[Plotting code records]
════════════════════

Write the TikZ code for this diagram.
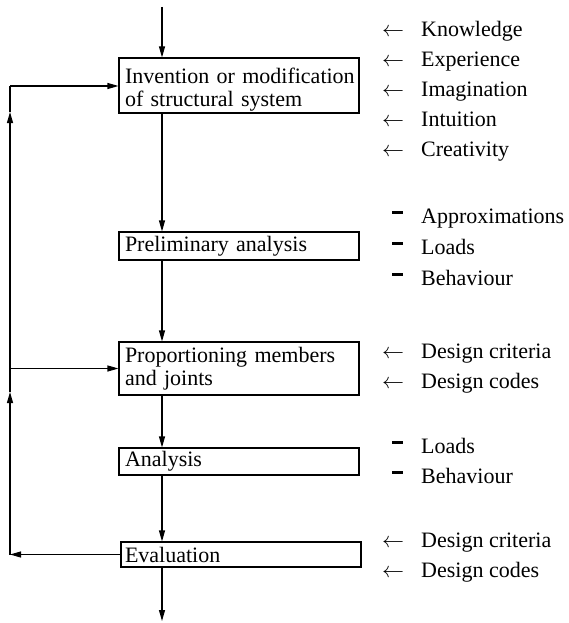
\documentclass[tikz,border=0pt]{standalone}
\usepackage{fix-cm}
\usepackage{fontspec}
\setmainfont{Liberation Serif}
\usetikzlibrary{arrows.meta}
\tikzset{
	box/.style={draw, line width=1.1pt, text width=228pt, align=left, inner xsep=6pt, inner ysep=0pt, font=\fontsize{22}{23}\selectfont},
	flow/.style={line width=1.1pt, -{Triangle[length=11pt,width=6pt]}},
	line/.style={line width=1.1pt},
	side/.style={anchor=base west, inner sep=0pt, font=\fontsize{22}{23}\selectfont},
}
\newcommand{\inarrow}{\makebox[39pt][l]{$\leftarrow$}}
\newcommand{\inbar}{\makebox[39pt][l]{\hspace{10pt}\rule[9pt]{11pt}{3.5pt}}}

\begin{document}
\begin{tikzpicture}[x=1pt,y=-1pt]
		%%%%% START %%%%%
		\useasboundingbox (0,0) rectangle (568,623);
		
		\node[box, minimum height=55pt] (inv) at (239, 85.5) {\rule{0pt}{23pt}\mbox{Invention or modification}\\of structural system};
		\node[box, minimum height=28pt] (prelim) at (239, 246) {Preliminary analysis};
		\node[box, minimum height=53pt] (prop) at (239, 368.5) {\mbox{Proportioning members}\\and joints};
		\node[box, minimum height=27pt] (anal) at (239, 461.5) {Analysis};
		\node[box, minimum height=25pt, text width=232pt, inner xsep=4pt] (eval) at (241, 554.5) {Evaluation};
		
		\coordinate (top) at (162, 7);
		\coordinate (bottom) at (162, 621);
		\coordinate (c1) at (10, 86);
		\coordinate (c2) at (10, 368.5);
		\coordinate (c3) at (10, 554.5);
		\coordinate (up1) at (10, 112);
		\coordinate (up2) at (10, 392);
		
		% main flow
		\draw[flow] (top) -- (top |- inv.north);
		\draw[flow] (top |- inv.south) -- (top |- prelim.north);
		\draw[flow] (top |- prelim.south) -- (top |- prop.north);
		\draw[flow] (top |- prop.south) -- (top |- anal.north);
		\draw[flow] (top |- anal.south) -- (top |- eval.north);
		\draw[flow] (top |- eval.south) -- (bottom);
		
		% feedback loop
		\draw[flow] (eval.west) -- (c3);
		\draw[flow] (c3) -- (up2);
		\draw[line] (up2) -- (c2);
		\draw[flow] (c2) -- (up1);
		\draw[line] (up1) -- (c1);
		\draw[flow] (c1) -- (c1 -| inv.west);
		\draw[flow] (c2) -- (c2 -| prop.west);
		
		% inputs
		\node[side] (know) at (382, 36.5) {\inarrow Knowledge};
		\node[side] (exp) at (382, 66.5) {\inarrow Experience};
		\node[side] (imag) at (382, 96.5) {\inarrow Imagination};
		\node[side] (intu) at (382, 126.5) {\inarrow Intuition};
		\node[side] (crea) at (382, 156.5) {\inarrow Creativity};
		
		\node[side] (approx) at (382, 223) {\inbar Approximations};
		\node[side] (loadsA) at (382, 254) {\inbar Loads};
		\node[side] (behavA) at (382, 285) {\inbar Behaviour};
		
		\node[side] (critA) at (382, 358) {\inarrow Design criteria};
		\node[side] (codesA) at (382, 388) {\inarrow Design codes};
		
		\node[side] (loadsB) at (382, 453) {\inbar Loads};
		\node[side] (behavB) at (382, 483) {\inbar Behaviour};
		
		\node[side] (critB) at (382, 547) {\inarrow Design criteria};
		\node[side] (codesB) at (382, 577) {\inarrow Design codes};
		
		%%%%% END %%%%%
\end{tikzpicture}
\end{document}
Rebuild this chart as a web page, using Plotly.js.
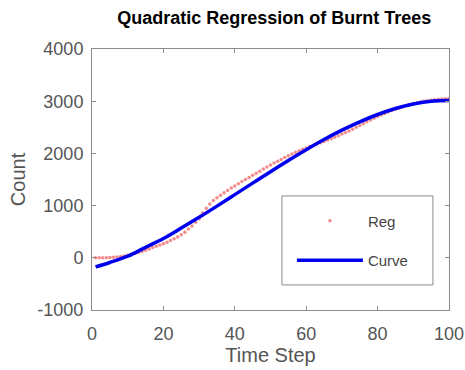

════════════════════

▸ **REQUIREMENT**:
The records above must be transcribed exactly. Pictures are left out of the copy.

▸ **WRITTEN ANSWER**:
Write the TikZ code for this diagram.
\documentclass[tikz,border=0pt]{standalone}
\usepackage{fix-cm}
\usepackage{fontspec}
\setmainfont{Liberation Serif}
\usetikzlibrary{arrows.meta}
\tikzset{
	box/.style={draw, line width=1.1pt, text width=228pt, align=left, inner xsep=6pt, inner ysep=0pt, font=\fontsize{22}{23}\selectfont},
	flow/.style={line width=1.1pt, -{Triangle[length=11pt,width=6pt]}},
	line/.style={line width=1.1pt},
	side/.style={anchor=base west, inner sep=0pt, font=\fontsize{22}{23}\selectfont},
}
\newcommand{\inarrow}{\makebox[39pt][l]{$\leftarrow$}}
\newcommand{\inbar}{\makebox[39pt][l]{\hspace{10pt}\rule[9pt]{11pt}{3.5pt}}}

\begin{document}
\begin{tikzpicture}[x=1pt,y=-1pt]
		%%%%% START %%%%%
		\useasboundingbox (0,0) rectangle (568,623);
		
		\node[box, minimum height=55pt] (inv) at (239, 85.5) {\rule{0pt}{23pt}\mbox{Invention or modification}\\of structural system};
		\node[box, minimum height=28pt] (prelim) at (239, 246) {Preliminary analysis};
		\node[box, minimum height=53pt] (prop) at (239, 368.5) {\mbox{Proportioning members}\\and joints};
		\node[box, minimum height=27pt] (anal) at (239, 461.5) {Analysis};
		\node[box, minimum height=25pt, text width=232pt, inner xsep=4pt] (eval) at (241, 554.5) {Evaluation};
		
		\coordinate (top) at (162, 7);
		\coordinate (bottom) at (162, 621);
		\coordinate (c1) at (10, 86);
		\coordinate (c2) at (10, 368.5);
		\coordinate (c3) at (10, 554.5);
		\coordinate (up1) at (10, 112);
		\coordinate (up2) at (10, 392);
		
		% main flow
		\draw[flow] (top) -- (top |- inv.north);
		\draw[flow] (top |- inv.south) -- (top |- prelim.north);
		\draw[flow] (top |- prelim.south) -- (top |- prop.north);
		\draw[flow] (top |- prop.south) -- (top |- anal.north);
		\draw[flow] (top |- anal.south) -- (top |- eval.north);
		\draw[flow] (top |- eval.south) -- (bottom);
		
		% feedback loop
		\draw[flow] (eval.west) -- (c3);
		\draw[flow] (c3) -- (up2);
		\draw[line] (up2) -- (c2);
		\draw[flow] (c2) -- (up1);
		\draw[line] (up1) -- (c1);
		\draw[flow] (c1) -- (c1 -| inv.west);
		\draw[flow] (c2) -- (c2 -| prop.west);
		
		% inputs
		\node[side] (know) at (382, 36.5) {\inarrow Knowledge};
		\node[side] (exp) at (382, 66.5) {\inarrow Experience};
		\node[side] (imag) at (382, 96.5) {\inarrow Imagination};
		\node[side] (intu) at (382, 126.5) {\inarrow Intuition};
		\node[side] (crea) at (382, 156.5) {\inarrow Creativity};
		
		\node[side] (approx) at (382, 223) {\inbar Approximations};
		\node[side] (loadsA) at (382, 254) {\inbar Loads};
		\node[side] (behavA) at (382, 285) {\inbar Behaviour};
		
		\node[side] (critA) at (382, 358) {\inarrow Design criteria};
		\node[side] (codesA) at (382, 388) {\inarrow Design codes};
		
		\node[side] (loadsB) at (382, 453) {\inbar Loads};
		\node[side] (behavB) at (382, 483) {\inbar Behaviour};
		
		\node[side] (critB) at (382, 547) {\inarrow Design criteria};
		\node[side] (codesB) at (382, 577) {\inarrow Design codes};
		
		%%%%% END %%%%%
\end{tikzpicture}
\end{document}
Rebuild this chart as a web page, using Plotly.js.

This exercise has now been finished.